One of the people attending Rev was Carl Spetzler – a Ramsey Medal winner who’s also in the SRI Hall of Fame as an expert in decision analysis. I got to speak with Carl later during the conference, and I highly recommend his recent “Rethink: Premortem 3.0” webinar. While the discussion in that webinar begins a bit oddly, one quickly realizes that they are (1) running components of a pre-mortem with their live audience, and (2) leveraging a facilitator to mitigate bias. They’re using a cloud-based tool called PowerNoodle to automate some of the mechanics of the pre-mortem process.
Seriously, in my next start-up, scheduling a meeting without first leveraging a pre-mortem will likely become a fireable offense. This kind of practice is essential for supporting diversity and inclusion, for averting catastrophes that might otherwise be ignored due to human difficulties with probability, for eliminating so much wasted time in meetings listening to the same HIPPOs drone on time and again.
To be fair, Kahneman made a statement or two that wrinkled my brows. Others attending felt the same way. There were comments about bias embedded in ML models, related to discrimination, and I don’t quite buy what he said. Also, Kahneman seemed to be talking at multiple points about fully-automated use of ML models – without considering model evaluation, audits, human-in-the-loop, model transparency, or other adjacent concerns that are current.
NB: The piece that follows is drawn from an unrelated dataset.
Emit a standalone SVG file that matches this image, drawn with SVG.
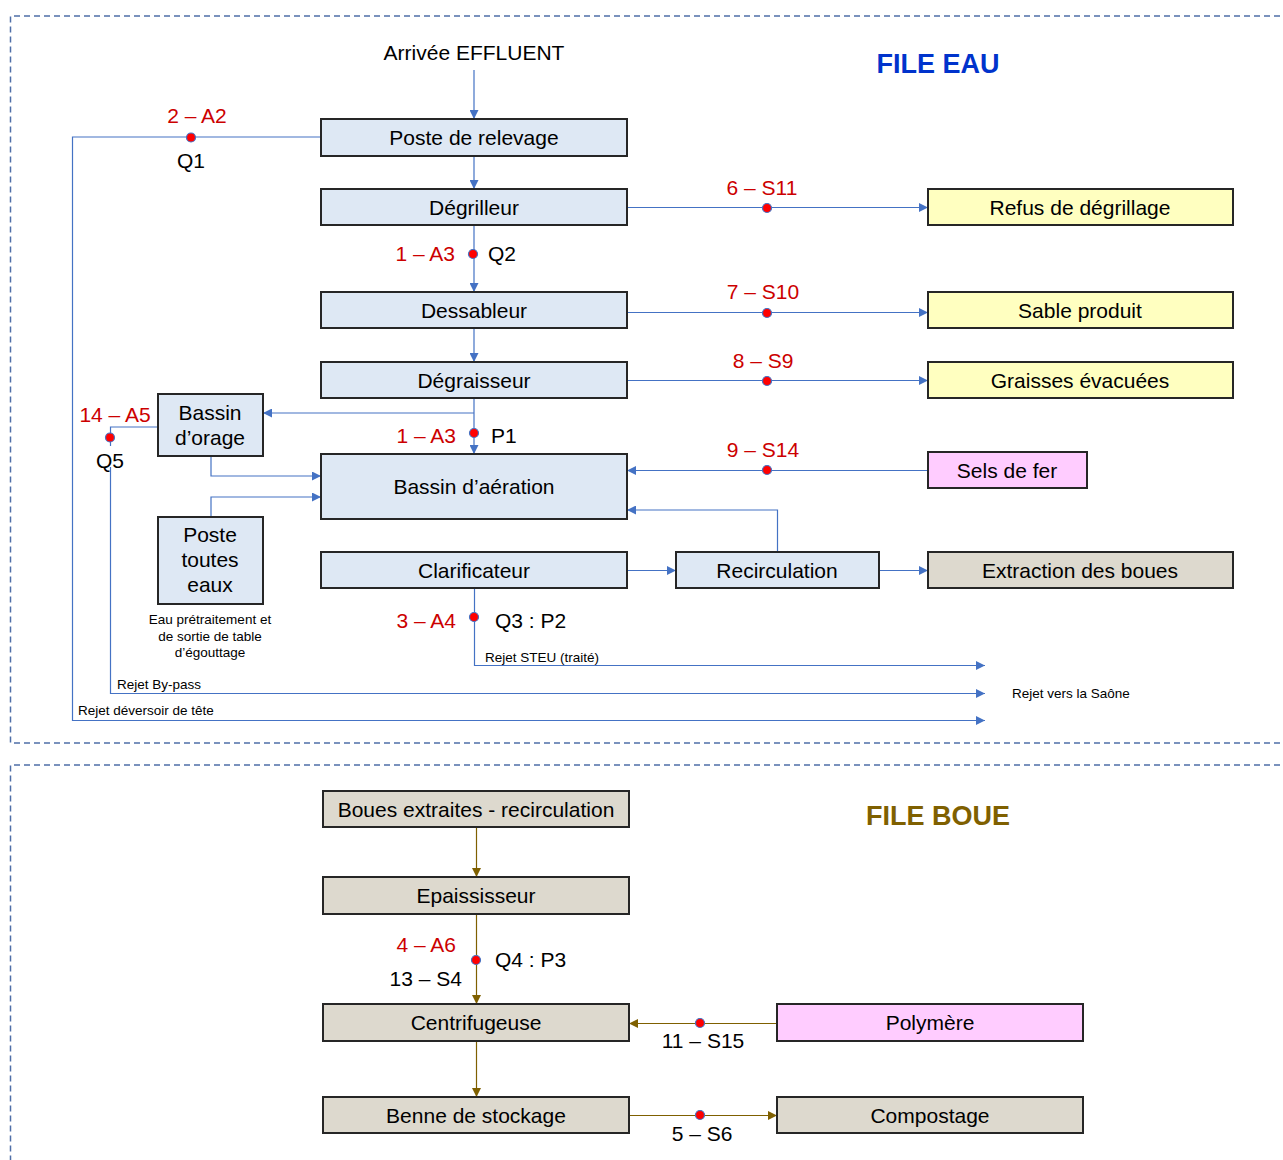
<svg xmlns="http://www.w3.org/2000/svg" width="1283" height="1160" viewBox="0 0 1283 1160">
<style>
text{font-family:"Liberation Sans",Arial,sans-serif;}
.box rect{stroke:#262626;stroke-width:2;}
.blue rect{fill:#DEE8F4;}
.yel rect{fill:#FFFFC0;}
.pink rect{fill:#FFCCFF;}
.beige rect{fill:#DDD9CE;}
.lbl{font-size:21px;fill:#000;text-anchor:middle;}
.red{font-size:21px;fill:#CC0000;}
.blk{font-size:21px;fill:#000;}
.sm{font-size:13.5px;fill:#000;}
.c{stroke:#4472C4;stroke-width:1.2;fill:none;}
.cb{stroke:#7F6000;stroke-width:1.2;fill:none;}
.dot{fill:#FF0000;stroke:#4472C4;stroke-width:1.2;}
.frame{fill:none;stroke:#4F6FA8;stroke-width:1.5;stroke-dasharray:6 4;}
</style>
<defs>
<marker id="ab" viewBox="0 0 10 10" refX="10" refY="5" markerWidth="9" markerHeight="9" markerUnits="userSpaceOnUse" orient="auto"><path d="M0,0L10,5L0,10z" fill="#4472C4"/></marker>
<marker id="am" viewBox="0 0 10 10" refX="10" refY="5" markerWidth="9" markerHeight="9" markerUnits="userSpaceOnUse" orient="auto"><path d="M0,0L10,5L0,10z" fill="#7F6000"/></marker>
</defs>
<rect width="1283" height="1160" fill="#fff"/>
<path class="frame" d="M1290,16H10.5V743H1290"/>
<path class="frame" d="M1290,765H10.5V1165"/>
<text x="938" y="73" font-size="27" font-weight="bold" fill="#0033CC" text-anchor="middle">FILE EAU</text>
<text x="938" y="825" font-size="27" font-weight="bold" fill="#7F6000" text-anchor="middle">FILE BOUE</text>
<text x="474" y="60" class="lbl">Arrivée EFFLUENT</text>

<g id="connectors">
<path class="c" d="M474,70V119" marker-end="url(#ab)"/>
<path class="c" d="M474,156V189" marker-end="url(#ab)"/>
<path class="c" d="M474,225V292" marker-end="url(#ab)"/>
<path class="c" d="M474,328V362" marker-end="url(#ab)"/>
<path class="c" d="M474,398V454" marker-end="url(#ab)"/>
<path class="c" d="M474,413H263" marker-end="url(#ab)"/>
<path class="c" d="M321,137H72.5V720.5H985" marker-end="url(#ab)"/>
<path class="c" d="M158,427H110.5V693.5H985" marker-end="url(#ab)"/>
<path class="c" d="M211,456V476H321" marker-end="url(#ab)"/>
<path class="c" d="M211,517V497H321" marker-end="url(#ab)"/>
<path class="c" d="M627,207.5H928" marker-end="url(#ab)"/>
<path class="c" d="M627,312.5H928" marker-end="url(#ab)"/>
<path class="c" d="M627,380.5H928" marker-end="url(#ab)"/>
<path class="c" d="M928,470.5H627" marker-end="url(#ab)"/>
<path class="c" d="M777.5,552V510H627" marker-end="url(#ab)"/>
<path class="c" d="M627,570.5H676" marker-end="url(#ab)"/>
<path class="c" d="M879,570.5H928" marker-end="url(#ab)"/>
<path class="c" d="M474.5,588V665.5H985" marker-end="url(#ab)"/>
<path class="cb" d="M476.5,827V877" marker-end="url(#am)"/>
<path class="cb" d="M476.5,914V1004" marker-end="url(#am)"/>
<path class="cb" d="M777,1023.5H629" marker-end="url(#am)"/>
<path class="cb" d="M476.5,1041V1097" marker-end="url(#am)"/>
<path class="cb" d="M629,1115.5H777" marker-end="url(#am)"/>
<circle class="dot" cx="191" cy="137.5" r="4.5"/>
<circle class="dot" cx="473" cy="254" r="4.5"/>
<circle class="dot" cx="767" cy="208" r="4.5"/>
<circle class="dot" cx="767" cy="313" r="4.5"/>
<circle class="dot" cx="767" cy="381" r="4.5"/>
<circle class="dot" cx="767" cy="470" r="4.5"/>
<circle class="dot" cx="474" cy="433" r="4.5"/>
<circle class="dot" cx="110" cy="437.5" r="4.5"/>
<circle class="dot" cx="474" cy="617" r="4.5"/>
<circle class="dot" cx="476" cy="960" r="4.5"/>
<circle class="dot" cx="700" cy="1023" r="4.5"/>
<circle class="dot" cx="700" cy="1115" r="4.5"/>
</g>

<g id="n-poste-relevage" class="box blue"><rect x="321" y="119" width="306" height="37"/><text x="474" y="145" class="lbl">Poste de relevage</text></g>
<g id="n-degrilleur" class="box blue"><rect x="321" y="189" width="306" height="36"/><text x="474" y="214.5" class="lbl">Dégrilleur</text></g>
<g id="n-dessableur" class="box blue"><rect x="321" y="292" width="306" height="36"/><text x="474" y="317.5" class="lbl">Dessableur</text></g>
<g id="n-degraisseur" class="box blue"><rect x="321" y="362" width="306" height="36"/><text x="474" y="387.5" class="lbl">Dégraisseur</text></g>
<g id="n-bassin-aeration" class="box blue"><rect x="321" y="454" width="306" height="65"/><text x="474" y="494" class="lbl">Bassin d’aération</text></g>
<g id="n-clarificateur" class="box blue"><rect x="321" y="552" width="306" height="36"/><text x="474" y="577.5" class="lbl">Clarificateur</text></g>
<g id="n-recirculation" class="box blue"><rect x="676" y="552" width="203" height="36"/><text x="777" y="577.5" class="lbl">Recirculation</text></g>
<g id="n-extraction" class="box beige"><rect x="928" y="552" width="305" height="36"/><text x="1080" y="577.5" class="lbl">Extraction des boues</text></g>
<g id="n-refus" class="box yel"><rect x="928" y="189" width="305" height="36"/><text x="1080" y="214.5" class="lbl">Refus de dégrillage</text></g>
<g id="n-sable" class="box yel"><rect x="928" y="292" width="305" height="36"/><text x="1080" y="317.5" class="lbl">Sable produit</text></g>
<g id="n-graisses" class="box yel"><rect x="928" y="362" width="305" height="36"/><text x="1080" y="387.5" class="lbl">Graisses évacuées</text></g>
<g id="n-sels" class="box pink"><rect x="928" y="452" width="159" height="36"/><text x="1007" y="477.5" class="lbl">Sels de fer</text></g>
<g id="n-bassin-orage" class="box blue"><rect x="158" y="394" width="105" height="62"/><text x="210" y="420" class="lbl">Bassin</text><text x="210" y="445" class="lbl">d’orage</text></g>
<g id="n-poste-toutes-eaux" class="box blue"><rect x="158" y="517" width="105" height="87"/><text x="210" y="542" class="lbl">Poste</text><text x="210" y="567" class="lbl">toutes</text><text x="210" y="592" class="lbl">eaux</text></g>

<g id="n-boues-extraites" class="box beige"><rect x="323" y="791" width="306" height="36"/><text x="476" y="816.5" class="lbl">Boues extraites - recirculation</text></g>
<g id="n-epaississeur" class="box beige"><rect x="323" y="877" width="306" height="37"/><text x="476" y="903" class="lbl">Epaississeur</text></g>
<g id="n-centrifugeuse" class="box beige"><rect x="323" y="1004" width="306" height="37"/><text x="476" y="1030" class="lbl">Centrifugeuse</text></g>
<g id="n-benne" class="box beige"><rect x="323" y="1097" width="306" height="36"/><text x="476" y="1122.5" class="lbl">Benne de stockage</text></g>
<g id="n-polymere" class="box pink"><rect x="777" y="1004" width="306" height="37"/><text x="930" y="1030" class="lbl">Polymère</text></g>
<g id="n-compostage" class="box beige"><rect x="777" y="1097" width="306" height="36"/><text x="930" y="1122.5" class="lbl">Compostage</text></g>

<g id="labels">
<text x="197" y="123" class="red" text-anchor="middle">2 – A2</text>
<text x="191" y="168" class="blk" text-anchor="middle">Q1</text>
<text x="455" y="261" class="red" text-anchor="end">1 – A3</text>
<text x="488" y="261" class="blk">Q2</text>
<text x="762" y="195" class="red" text-anchor="middle">6 – S11</text>
<text x="763" y="299" class="red" text-anchor="middle">7 – S10</text>
<text x="763" y="368" class="red" text-anchor="middle">8 – S9</text>
<text x="115" y="422" class="red" text-anchor="middle">14 – A5</text>
<rect x="95" y="446" width="30" height="21" fill="#fff"/>
<text x="110" y="468" class="blk" text-anchor="middle">Q5</text>
<text x="456" y="443" class="red" text-anchor="end">1 – A3</text>
<text x="491" y="443" class="blk">P1</text>
<text x="763" y="457" class="red" text-anchor="middle">9 – S14</text>
<text x="456" y="628" class="red" text-anchor="end">3 – A4</text>
<text x="495" y="628" class="blk">Q3 : P2</text>
<text x="485" y="662" class="sm">Rejet STEU (traité)</text>
<text x="117" y="689" class="sm">Rejet By-pass</text>
<text x="78" y="715" class="sm">Rejet déversoir de tête</text>
<text x="1012" y="698" class="sm">Rejet vers la Saône</text>
<text x="210" y="624" class="sm" text-anchor="middle">Eau prétraitement et</text>
<text x="210" y="641" class="sm" text-anchor="middle">de sortie de table</text>
<text x="210" y="657" class="sm" text-anchor="middle">d’égouttage</text>
<text x="456" y="952" class="red" text-anchor="end">4 – A6</text>
<text x="495" y="967" class="blk">Q4 : P3</text>
<text x="462" y="986" class="blk" text-anchor="end">13 – S4</text>
<text x="703" y="1048" class="blk" text-anchor="middle">11 – S15</text>
<text x="702" y="1141" class="blk" text-anchor="middle">5 – S6</text>
</g>
</svg>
There was a lively Q&A session after his keynote, and if we’d had more time I’d love to have dug into those points.
Hard problems, in practice
Chris Wiggins is a Columbia professor, Chief Data Scientist at the New York Times, and the co-founder of hackNY. If you look into the origins of our field, you’ll quickly find that Chris has been writing and teaching about the history of data science, for example, the “Data: Past, Present, and Future” course at Columbia – and as you may have noticed, that’s one of my most favorite topics. We’ve been involved in a discussion forum for several years, although we’d never met. Arguably, I learned more from a few conversations with Chris than from the rest of the conference combined.
In his day 2 session talk, “Data Science at the New York Times,” Chris opened with “The Talk” that nearly every one of my editors has sat me down and retold about “separation of church and state” in journalism. He showed a diagram of those two concerns as separate boxes, then added another box labeled “data” as the common foundation for both. Working through distinctions of descriptive analytics, predictive analytics, and prescriptive analytics, Chris recounted several stories about how managers had requested one kind of deliverable from the data science while needing something entirely different. A key aspect of leadership in our field is to recognize those distinctions and reframe projects to fit the needs of the business, instead of merely responding to requests. For example, a request for a descriptive dashboard to “compare whether a red button or a blue button leads to lower churn” might be better served by a prescriptive model to personalize pages so that customers churn less. Don’t be hesitant to be proactive. Another theme was about how often project results for internal decisions get turned around as customer-facing products – as soon as the salespeople see which insights can be surfaced, then monetized. That’s an important reminder about the interdisciplinary nature of data science and our team process.
Hypothetically speaking, if particular federal programs are at risk of being cut unless they can prove their results, but the required data is siloed at Census, IRS, HUD, Illinois Corrections, etc., with no possibility of running a join across agencies while maintaining compliance … then clearly many important social services are at risk of getting cut. Jupyter and NYU have been busy addressing that problem. Beyond the government use cases, this work has enormous utility for data science in enterprise in general. Full disclosure: I’m part of that effort and consulting on behalf of NYU.
In another of my favorite talks, Robert Toguchi from U.S. Army Special Operations Command presented “Fostering a Culture of Change” on day 1. Compared with enterprise scale and compliance requirements w.r.t. data science, the military faces large challenges that are typical of enterprise organizations, along with the added aspect of keeping pace with machine learning advances. The latter has the added nuance that the rapidly evolving field of adversarial machine learning is becoming increasingly adversarial. Without going into details, one might even find AI teams who represent the latest in ML technology for large nations vying with each other on Kaggle – and that’s not a matter of “proxy wars” any longer, it’s a matter of swapping out datasets between the real and the simulated. In other words, these could escalate into higher intensity conflicts. DoD has much to gain by learning lessons about data science from enterprise, as well as much to gain and contribute to open source. I find this especially interesting given the “committer wars” of big data over the past decade or so: now we’re seeing more non-vendor contributors in popular open source projects. I consider that a healthy trend.
Also, Josh Wills presented the day 1 closing keynote “How to Play Well with Others” which was arguably one of the most pragmatic talks about data science and leadership, especially the part about the “infinite loop of sadnessempathy” illo. That fits surprisingly well with another famous illustration from “Computing with Data: Concepts and Challenges,” where John Chambers (inventor of the R language) was citing John Tukey (inventor of data analytics). Whenever you get the opportunity run, do not walk, to catch Josh speaking.
We followed Josh with a social mixer called Data Science in the Senses, featuring several projects that leverage sensory data. That even included a custom cocktail, available only at Rev 2. For another “only-at-Rev-2” feature, we gave away socks as schwag! By the time we arrived in NYC, I’d nearly forgotten a task several months earlier where we’d profiled luminaries in data science history then made socks to commemorate them: Grace Hopper, Thomas Bayes, Karen Spärk Jones, John Tukey, Ada Lovelace. To make sure that NLP represents, of course I got the Karen Spärk Jones socks.
Rev 2 provided a rare and much-needed forum about data science leadership, where teams could come and learn about practices from each other. Kudos to Domino Data Lab for sponsoring this unique format, and especially to co-chairs Jon Rooney, who handled the conference speaker introductions expertly, and Karina Babcock, who performed so much of the core work producing the conference. I’d like to say that it was a one-of-a-kind event, except that we’re doing this annually. See you at Rev 3 in 2020!